To do =
Return a copy of each line that holds the string "this".

Materials provided =

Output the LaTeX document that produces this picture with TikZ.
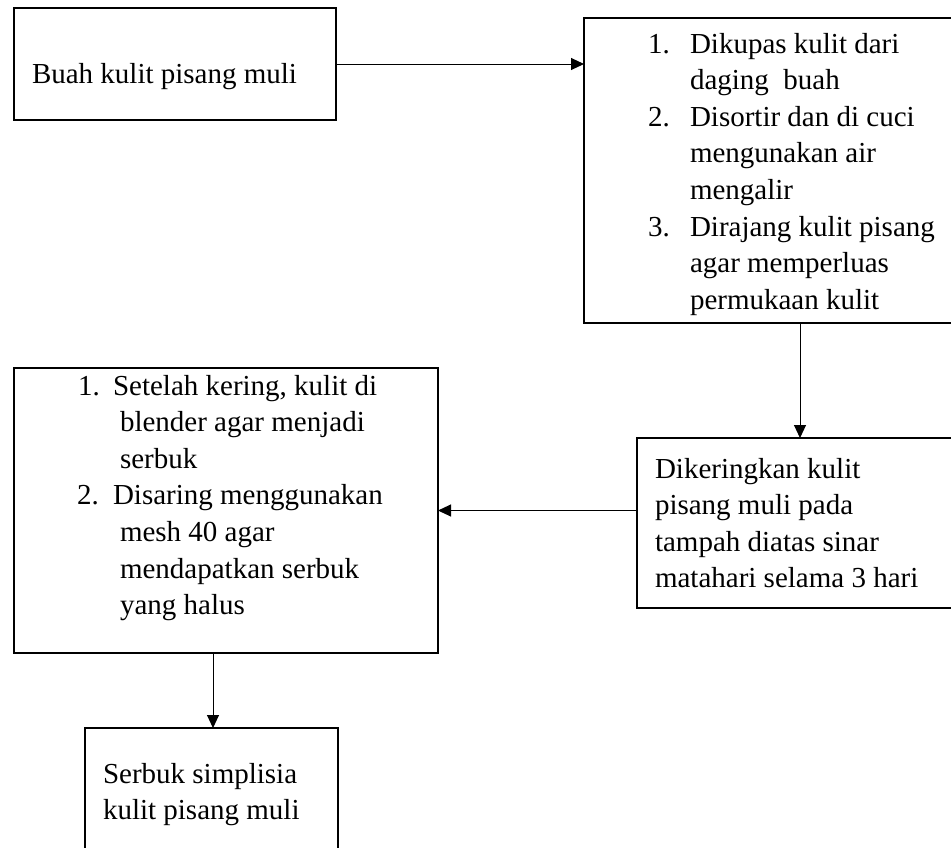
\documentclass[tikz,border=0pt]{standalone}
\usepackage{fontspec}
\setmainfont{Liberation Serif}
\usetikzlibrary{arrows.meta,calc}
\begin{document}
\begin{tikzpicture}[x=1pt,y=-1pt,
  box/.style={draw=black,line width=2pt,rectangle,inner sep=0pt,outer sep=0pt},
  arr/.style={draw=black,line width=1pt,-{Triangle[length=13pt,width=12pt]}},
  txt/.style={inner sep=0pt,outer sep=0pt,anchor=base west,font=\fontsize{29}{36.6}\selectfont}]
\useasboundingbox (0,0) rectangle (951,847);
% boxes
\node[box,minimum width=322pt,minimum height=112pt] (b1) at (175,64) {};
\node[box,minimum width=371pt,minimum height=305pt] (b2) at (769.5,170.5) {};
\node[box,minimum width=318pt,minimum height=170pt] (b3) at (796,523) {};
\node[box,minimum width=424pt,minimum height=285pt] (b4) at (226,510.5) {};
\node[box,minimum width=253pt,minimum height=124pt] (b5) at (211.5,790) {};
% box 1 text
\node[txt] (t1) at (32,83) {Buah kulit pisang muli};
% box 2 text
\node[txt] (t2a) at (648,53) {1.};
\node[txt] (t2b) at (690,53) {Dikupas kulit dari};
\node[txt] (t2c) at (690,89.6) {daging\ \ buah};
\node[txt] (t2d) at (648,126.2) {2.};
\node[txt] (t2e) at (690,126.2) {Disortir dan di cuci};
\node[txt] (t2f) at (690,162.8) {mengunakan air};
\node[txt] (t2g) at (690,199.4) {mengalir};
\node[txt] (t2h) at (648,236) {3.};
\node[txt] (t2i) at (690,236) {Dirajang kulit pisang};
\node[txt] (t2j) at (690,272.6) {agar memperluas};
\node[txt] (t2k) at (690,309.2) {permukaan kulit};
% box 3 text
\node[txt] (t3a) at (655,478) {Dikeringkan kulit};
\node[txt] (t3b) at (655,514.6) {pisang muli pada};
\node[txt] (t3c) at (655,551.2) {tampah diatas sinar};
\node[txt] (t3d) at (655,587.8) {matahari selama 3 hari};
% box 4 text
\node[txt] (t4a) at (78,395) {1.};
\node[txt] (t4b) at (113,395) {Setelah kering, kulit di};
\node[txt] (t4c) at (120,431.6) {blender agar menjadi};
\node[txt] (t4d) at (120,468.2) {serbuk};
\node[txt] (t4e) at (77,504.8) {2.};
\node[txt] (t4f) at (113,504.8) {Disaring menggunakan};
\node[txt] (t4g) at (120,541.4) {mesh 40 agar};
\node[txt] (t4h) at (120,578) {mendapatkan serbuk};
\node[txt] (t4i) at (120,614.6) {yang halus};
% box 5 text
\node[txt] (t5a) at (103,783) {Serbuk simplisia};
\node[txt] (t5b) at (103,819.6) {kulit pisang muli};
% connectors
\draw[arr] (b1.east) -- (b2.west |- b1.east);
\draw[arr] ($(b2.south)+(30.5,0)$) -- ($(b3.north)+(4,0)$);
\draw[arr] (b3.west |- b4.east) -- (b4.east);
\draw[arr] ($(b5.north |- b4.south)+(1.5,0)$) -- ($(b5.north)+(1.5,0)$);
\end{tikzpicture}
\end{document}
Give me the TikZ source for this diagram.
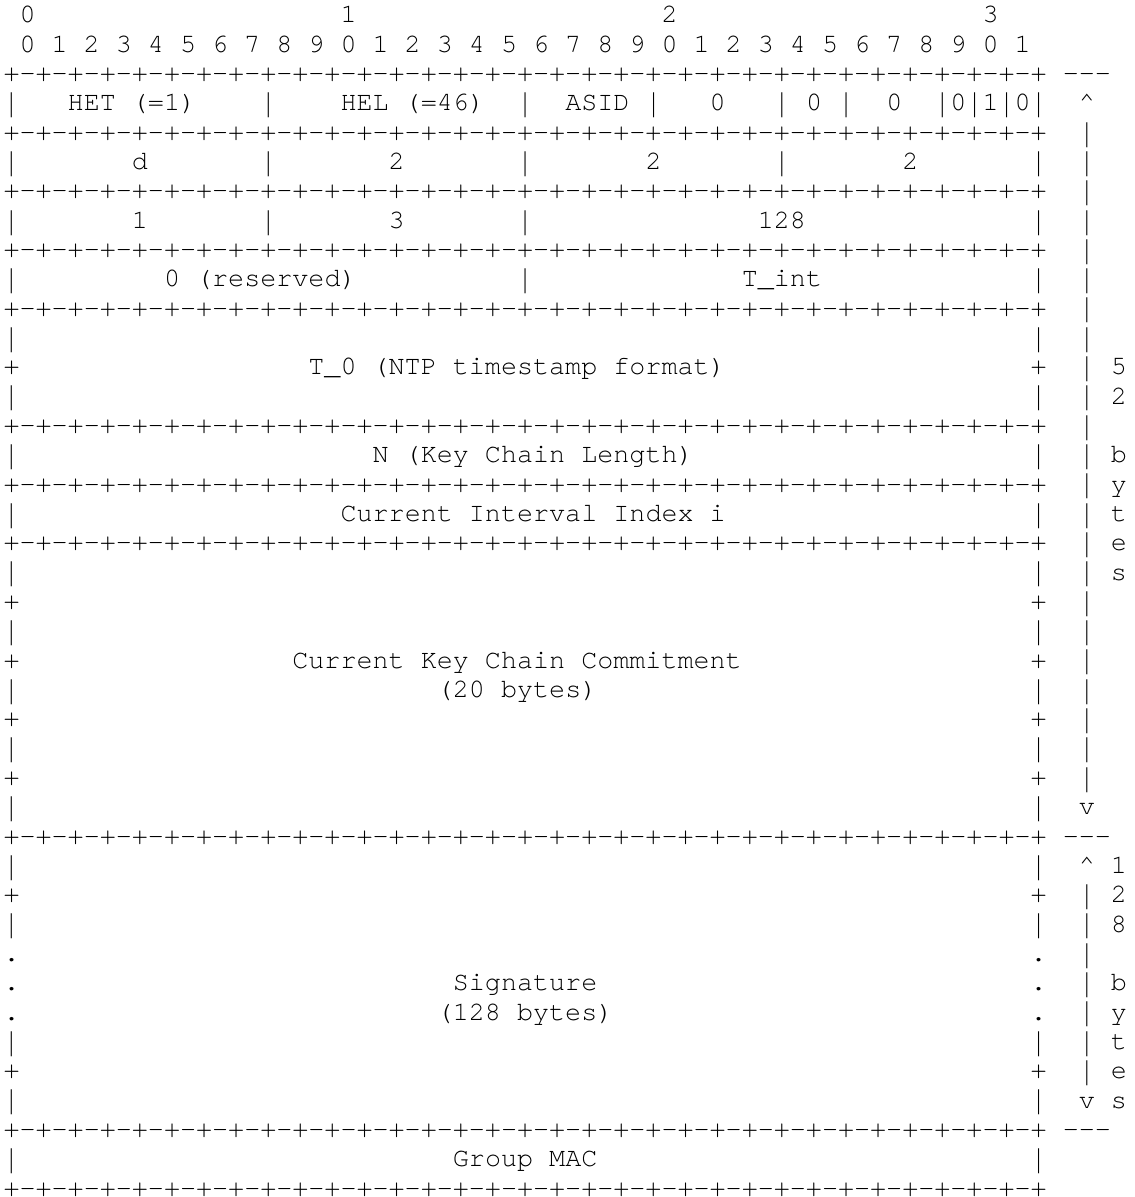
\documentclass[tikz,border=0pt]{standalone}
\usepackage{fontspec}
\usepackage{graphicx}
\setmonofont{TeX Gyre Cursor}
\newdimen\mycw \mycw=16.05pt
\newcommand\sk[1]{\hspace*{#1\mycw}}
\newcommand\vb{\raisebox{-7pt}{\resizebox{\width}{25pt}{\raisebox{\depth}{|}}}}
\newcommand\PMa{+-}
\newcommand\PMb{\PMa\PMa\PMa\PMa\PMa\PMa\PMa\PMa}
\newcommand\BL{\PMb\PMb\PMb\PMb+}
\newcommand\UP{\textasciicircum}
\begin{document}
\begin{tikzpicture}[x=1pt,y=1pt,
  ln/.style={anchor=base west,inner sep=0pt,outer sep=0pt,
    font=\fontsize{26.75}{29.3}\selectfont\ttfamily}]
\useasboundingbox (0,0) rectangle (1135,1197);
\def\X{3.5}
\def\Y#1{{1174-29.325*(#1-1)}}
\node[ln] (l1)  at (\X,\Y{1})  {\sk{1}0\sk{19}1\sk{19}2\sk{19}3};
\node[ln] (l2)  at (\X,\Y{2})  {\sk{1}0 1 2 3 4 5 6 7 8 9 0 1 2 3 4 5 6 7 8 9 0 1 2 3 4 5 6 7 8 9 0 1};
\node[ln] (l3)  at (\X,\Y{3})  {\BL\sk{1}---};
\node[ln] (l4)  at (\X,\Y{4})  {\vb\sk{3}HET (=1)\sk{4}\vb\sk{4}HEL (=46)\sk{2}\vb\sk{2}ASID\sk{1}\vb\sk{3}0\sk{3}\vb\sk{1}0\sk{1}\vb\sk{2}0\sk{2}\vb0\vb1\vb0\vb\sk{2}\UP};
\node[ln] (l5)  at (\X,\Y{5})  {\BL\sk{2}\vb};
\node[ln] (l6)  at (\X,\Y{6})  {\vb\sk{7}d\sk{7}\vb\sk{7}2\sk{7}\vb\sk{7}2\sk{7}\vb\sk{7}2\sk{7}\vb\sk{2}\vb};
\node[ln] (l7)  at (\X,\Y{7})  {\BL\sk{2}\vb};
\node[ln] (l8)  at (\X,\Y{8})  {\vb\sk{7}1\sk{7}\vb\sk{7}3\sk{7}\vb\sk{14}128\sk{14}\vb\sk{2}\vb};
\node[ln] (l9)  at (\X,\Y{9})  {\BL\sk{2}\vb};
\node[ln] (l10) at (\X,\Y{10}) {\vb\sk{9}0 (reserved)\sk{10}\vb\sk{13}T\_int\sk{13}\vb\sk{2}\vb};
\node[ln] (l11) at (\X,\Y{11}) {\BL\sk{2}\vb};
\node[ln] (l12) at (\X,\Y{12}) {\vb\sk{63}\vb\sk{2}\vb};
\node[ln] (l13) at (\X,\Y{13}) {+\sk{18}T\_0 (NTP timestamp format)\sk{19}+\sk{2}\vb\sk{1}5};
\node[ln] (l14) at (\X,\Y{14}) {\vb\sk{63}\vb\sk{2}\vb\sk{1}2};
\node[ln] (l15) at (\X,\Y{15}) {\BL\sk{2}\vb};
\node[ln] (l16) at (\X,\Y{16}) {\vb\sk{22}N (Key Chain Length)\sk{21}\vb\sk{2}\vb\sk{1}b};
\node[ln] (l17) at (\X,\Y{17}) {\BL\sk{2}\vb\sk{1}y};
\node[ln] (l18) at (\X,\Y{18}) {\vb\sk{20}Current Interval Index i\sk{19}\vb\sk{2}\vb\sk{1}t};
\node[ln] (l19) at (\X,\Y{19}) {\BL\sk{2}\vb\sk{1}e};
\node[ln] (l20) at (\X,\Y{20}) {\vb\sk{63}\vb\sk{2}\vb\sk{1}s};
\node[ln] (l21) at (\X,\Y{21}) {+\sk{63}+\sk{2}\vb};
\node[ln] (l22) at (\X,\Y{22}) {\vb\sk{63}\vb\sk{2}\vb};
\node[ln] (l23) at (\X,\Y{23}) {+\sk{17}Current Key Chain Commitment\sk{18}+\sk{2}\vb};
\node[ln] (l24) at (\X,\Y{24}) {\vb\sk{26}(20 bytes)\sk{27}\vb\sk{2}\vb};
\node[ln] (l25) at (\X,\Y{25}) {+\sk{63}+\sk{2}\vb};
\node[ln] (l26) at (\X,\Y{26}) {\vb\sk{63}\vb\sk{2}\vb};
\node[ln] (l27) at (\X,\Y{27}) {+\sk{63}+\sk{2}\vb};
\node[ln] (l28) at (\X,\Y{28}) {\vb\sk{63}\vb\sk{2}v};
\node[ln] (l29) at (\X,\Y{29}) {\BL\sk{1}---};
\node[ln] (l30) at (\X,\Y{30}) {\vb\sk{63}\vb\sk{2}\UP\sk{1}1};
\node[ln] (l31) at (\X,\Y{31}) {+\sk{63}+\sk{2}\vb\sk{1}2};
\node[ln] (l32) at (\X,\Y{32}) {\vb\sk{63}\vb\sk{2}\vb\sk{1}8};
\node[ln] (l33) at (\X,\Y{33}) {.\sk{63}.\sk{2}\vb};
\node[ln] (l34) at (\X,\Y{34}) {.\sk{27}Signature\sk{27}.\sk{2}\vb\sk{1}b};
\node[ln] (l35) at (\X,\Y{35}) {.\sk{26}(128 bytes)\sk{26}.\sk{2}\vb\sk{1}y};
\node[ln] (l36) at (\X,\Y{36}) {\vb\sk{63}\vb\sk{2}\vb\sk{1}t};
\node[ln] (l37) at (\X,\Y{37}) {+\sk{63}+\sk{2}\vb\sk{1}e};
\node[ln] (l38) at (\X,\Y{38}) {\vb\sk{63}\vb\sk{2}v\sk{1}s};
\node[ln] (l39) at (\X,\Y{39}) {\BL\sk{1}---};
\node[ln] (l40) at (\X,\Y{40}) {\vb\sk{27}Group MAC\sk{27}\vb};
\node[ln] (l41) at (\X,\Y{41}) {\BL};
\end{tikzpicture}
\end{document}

Response to the exercise =
Output the LaTeX document that produces this picture with TikZ.
Give me the TikZ source for this diagram.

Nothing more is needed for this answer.